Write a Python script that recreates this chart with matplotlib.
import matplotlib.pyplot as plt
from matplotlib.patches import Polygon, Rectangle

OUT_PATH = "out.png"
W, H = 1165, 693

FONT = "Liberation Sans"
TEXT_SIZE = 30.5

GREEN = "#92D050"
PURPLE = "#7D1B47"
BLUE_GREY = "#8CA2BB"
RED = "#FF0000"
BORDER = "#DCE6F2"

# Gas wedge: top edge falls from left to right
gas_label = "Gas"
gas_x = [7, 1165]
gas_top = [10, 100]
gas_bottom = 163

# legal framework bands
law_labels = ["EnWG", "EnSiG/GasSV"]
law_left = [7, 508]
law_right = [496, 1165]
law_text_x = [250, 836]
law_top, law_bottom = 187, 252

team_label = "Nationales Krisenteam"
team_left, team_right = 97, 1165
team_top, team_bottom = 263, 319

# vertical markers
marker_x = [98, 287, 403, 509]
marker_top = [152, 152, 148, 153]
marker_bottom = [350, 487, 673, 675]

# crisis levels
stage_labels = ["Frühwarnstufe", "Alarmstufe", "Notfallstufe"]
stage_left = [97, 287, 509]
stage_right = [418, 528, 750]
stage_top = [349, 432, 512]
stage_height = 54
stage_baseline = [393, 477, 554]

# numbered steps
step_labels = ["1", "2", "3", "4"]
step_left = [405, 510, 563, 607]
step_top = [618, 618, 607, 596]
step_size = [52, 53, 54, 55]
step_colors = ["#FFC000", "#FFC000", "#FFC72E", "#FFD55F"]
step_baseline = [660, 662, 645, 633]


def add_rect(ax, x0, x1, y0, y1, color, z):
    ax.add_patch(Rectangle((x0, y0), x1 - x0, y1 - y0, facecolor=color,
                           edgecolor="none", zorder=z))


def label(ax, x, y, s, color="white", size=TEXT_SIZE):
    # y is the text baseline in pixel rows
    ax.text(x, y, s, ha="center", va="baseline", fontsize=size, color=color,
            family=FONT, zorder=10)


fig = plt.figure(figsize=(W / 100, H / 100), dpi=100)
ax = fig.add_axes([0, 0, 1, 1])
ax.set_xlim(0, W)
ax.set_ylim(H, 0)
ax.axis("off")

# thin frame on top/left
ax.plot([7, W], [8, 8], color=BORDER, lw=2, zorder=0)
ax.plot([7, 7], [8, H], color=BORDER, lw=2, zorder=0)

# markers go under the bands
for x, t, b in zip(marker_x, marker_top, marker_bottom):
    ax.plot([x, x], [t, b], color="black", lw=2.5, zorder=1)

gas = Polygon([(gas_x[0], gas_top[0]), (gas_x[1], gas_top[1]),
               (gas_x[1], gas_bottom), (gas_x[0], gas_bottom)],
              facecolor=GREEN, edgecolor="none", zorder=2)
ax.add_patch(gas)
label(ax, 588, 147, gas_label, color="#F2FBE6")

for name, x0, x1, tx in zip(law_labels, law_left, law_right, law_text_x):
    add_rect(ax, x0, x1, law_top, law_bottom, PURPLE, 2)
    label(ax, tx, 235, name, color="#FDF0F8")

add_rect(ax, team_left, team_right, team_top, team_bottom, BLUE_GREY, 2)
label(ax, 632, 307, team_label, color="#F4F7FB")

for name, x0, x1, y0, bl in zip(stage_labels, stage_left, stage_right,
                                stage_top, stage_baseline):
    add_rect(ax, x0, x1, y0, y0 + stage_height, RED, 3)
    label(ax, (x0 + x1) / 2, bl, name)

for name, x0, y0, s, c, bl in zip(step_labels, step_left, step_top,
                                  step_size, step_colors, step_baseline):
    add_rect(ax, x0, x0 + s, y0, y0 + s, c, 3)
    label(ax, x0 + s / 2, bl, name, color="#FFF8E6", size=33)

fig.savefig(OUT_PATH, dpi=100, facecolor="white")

# # #

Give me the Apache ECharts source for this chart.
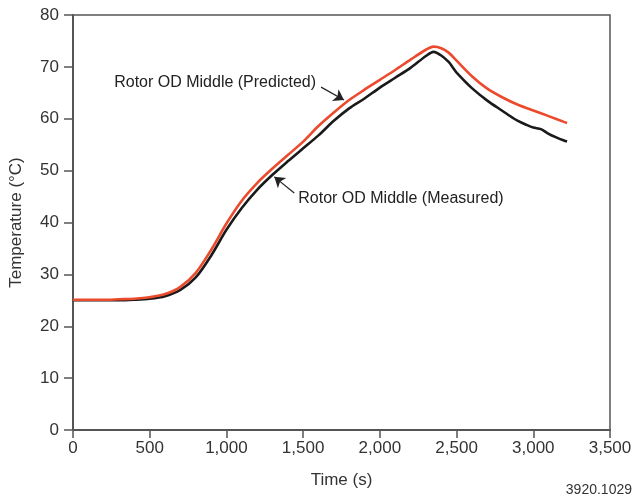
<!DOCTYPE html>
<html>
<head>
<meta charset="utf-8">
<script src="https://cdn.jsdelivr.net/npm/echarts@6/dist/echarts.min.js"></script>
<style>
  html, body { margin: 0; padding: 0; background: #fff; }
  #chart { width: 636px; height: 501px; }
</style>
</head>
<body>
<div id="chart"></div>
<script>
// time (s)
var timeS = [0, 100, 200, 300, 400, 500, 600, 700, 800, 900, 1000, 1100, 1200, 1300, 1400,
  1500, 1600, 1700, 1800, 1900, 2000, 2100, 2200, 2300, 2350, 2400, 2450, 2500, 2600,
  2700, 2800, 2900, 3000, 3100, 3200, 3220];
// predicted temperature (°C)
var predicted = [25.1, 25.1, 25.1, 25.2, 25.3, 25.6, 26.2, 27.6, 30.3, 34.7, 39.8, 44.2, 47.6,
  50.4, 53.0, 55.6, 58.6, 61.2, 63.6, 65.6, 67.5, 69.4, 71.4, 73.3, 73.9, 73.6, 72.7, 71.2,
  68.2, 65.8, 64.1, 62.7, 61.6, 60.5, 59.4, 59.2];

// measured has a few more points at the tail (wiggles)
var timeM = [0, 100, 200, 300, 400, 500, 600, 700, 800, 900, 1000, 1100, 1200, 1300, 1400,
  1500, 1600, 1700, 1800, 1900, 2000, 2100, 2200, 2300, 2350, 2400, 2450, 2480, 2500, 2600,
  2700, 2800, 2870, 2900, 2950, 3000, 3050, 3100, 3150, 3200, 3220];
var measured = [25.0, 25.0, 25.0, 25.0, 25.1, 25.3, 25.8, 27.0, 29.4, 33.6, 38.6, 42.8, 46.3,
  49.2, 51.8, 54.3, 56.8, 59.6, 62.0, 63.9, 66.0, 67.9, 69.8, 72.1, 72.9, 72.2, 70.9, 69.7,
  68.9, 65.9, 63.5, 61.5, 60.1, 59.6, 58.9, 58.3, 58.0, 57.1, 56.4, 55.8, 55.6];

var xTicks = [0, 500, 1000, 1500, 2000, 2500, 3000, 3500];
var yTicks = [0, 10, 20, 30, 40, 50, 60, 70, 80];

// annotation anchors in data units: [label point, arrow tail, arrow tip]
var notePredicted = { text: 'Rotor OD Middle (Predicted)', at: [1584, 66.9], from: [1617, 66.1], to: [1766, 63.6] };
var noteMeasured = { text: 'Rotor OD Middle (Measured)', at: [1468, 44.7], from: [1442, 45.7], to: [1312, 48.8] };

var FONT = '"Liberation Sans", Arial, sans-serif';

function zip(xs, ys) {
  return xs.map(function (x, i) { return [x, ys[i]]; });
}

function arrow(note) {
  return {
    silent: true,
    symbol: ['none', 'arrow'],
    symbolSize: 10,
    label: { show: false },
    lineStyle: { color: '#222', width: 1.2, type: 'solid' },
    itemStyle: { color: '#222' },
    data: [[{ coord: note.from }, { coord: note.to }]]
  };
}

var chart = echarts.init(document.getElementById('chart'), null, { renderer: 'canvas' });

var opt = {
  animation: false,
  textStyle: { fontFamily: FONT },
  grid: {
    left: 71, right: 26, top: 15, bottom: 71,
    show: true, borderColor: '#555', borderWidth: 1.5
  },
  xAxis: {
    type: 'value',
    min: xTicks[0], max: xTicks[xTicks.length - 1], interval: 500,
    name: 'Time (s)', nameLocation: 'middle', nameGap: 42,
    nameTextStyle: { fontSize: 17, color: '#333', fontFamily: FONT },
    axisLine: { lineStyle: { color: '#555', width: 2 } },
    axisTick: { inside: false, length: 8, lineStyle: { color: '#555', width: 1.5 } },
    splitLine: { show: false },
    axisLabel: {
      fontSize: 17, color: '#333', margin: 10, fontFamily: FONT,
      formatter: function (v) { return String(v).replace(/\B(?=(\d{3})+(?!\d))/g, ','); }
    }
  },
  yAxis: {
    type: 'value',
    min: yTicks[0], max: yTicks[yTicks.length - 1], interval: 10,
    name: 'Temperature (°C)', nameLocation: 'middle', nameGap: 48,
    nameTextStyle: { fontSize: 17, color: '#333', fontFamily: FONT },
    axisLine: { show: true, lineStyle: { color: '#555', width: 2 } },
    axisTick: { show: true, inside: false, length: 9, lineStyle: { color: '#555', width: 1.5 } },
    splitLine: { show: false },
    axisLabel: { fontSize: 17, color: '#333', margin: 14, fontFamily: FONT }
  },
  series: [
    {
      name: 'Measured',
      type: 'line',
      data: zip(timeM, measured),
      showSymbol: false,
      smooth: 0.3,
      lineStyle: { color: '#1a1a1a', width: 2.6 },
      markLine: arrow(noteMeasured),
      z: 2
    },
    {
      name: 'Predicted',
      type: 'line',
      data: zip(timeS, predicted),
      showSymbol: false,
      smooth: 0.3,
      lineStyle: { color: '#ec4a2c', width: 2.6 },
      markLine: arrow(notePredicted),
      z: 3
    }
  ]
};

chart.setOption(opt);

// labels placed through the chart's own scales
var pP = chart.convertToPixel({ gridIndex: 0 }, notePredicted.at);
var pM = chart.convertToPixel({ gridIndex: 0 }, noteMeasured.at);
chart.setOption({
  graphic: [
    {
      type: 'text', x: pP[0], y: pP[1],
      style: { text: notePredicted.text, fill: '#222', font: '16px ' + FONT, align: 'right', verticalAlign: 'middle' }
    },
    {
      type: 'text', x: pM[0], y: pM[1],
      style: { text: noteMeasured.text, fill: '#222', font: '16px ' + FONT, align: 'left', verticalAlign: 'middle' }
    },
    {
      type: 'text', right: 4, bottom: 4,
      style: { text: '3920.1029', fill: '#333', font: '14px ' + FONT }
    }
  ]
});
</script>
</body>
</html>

# # #

Your goal: Start at the line containing "Give me the" and stop at the line containing "68.2, 65.8, 64.1, 62.7, 61.6, 60.5, 59.4, 59.2];"; transcribe those lines exactly, skipping pictures.

Solution for this exercise:
Give me the Apache ECharts source for this chart.
<!DOCTYPE html>
<html>
<head>
<meta charset="utf-8">
<script src="https://cdn.jsdelivr.net/npm/echarts@6/dist/echarts.min.js"></script>
<style>
  html, body { margin: 0; padding: 0; background: #fff; }
  #chart { width: 636px; height: 501px; }
</style>
</head>
<body>
<div id="chart"></div>
<script>
// time (s)
var timeS = [0, 100, 200, 300, 400, 500, 600, 700, 800, 900, 1000, 1100, 1200, 1300, 1400,
  1500, 1600, 1700, 1800, 1900, 2000, 2100, 2200, 2300, 2350, 2400, 2450, 2500, 2600,
  2700, 2800, 2900, 3000, 3100, 3200, 3220];
// predicted temperature (°C)
var predicted = [25.1, 25.1, 25.1, 25.2, 25.3, 25.6, 26.2, 27.6, 30.3, 34.7, 39.8, 44.2, 47.6,
  50.4, 53.0, 55.6, 58.6, 61.2, 63.6, 65.6, 67.5, 69.4, 71.4, 73.3, 73.9, 73.6, 72.7, 71.2,
  68.2, 65.8, 64.1, 62.7, 61.6, 60.5, 59.4, 59.2];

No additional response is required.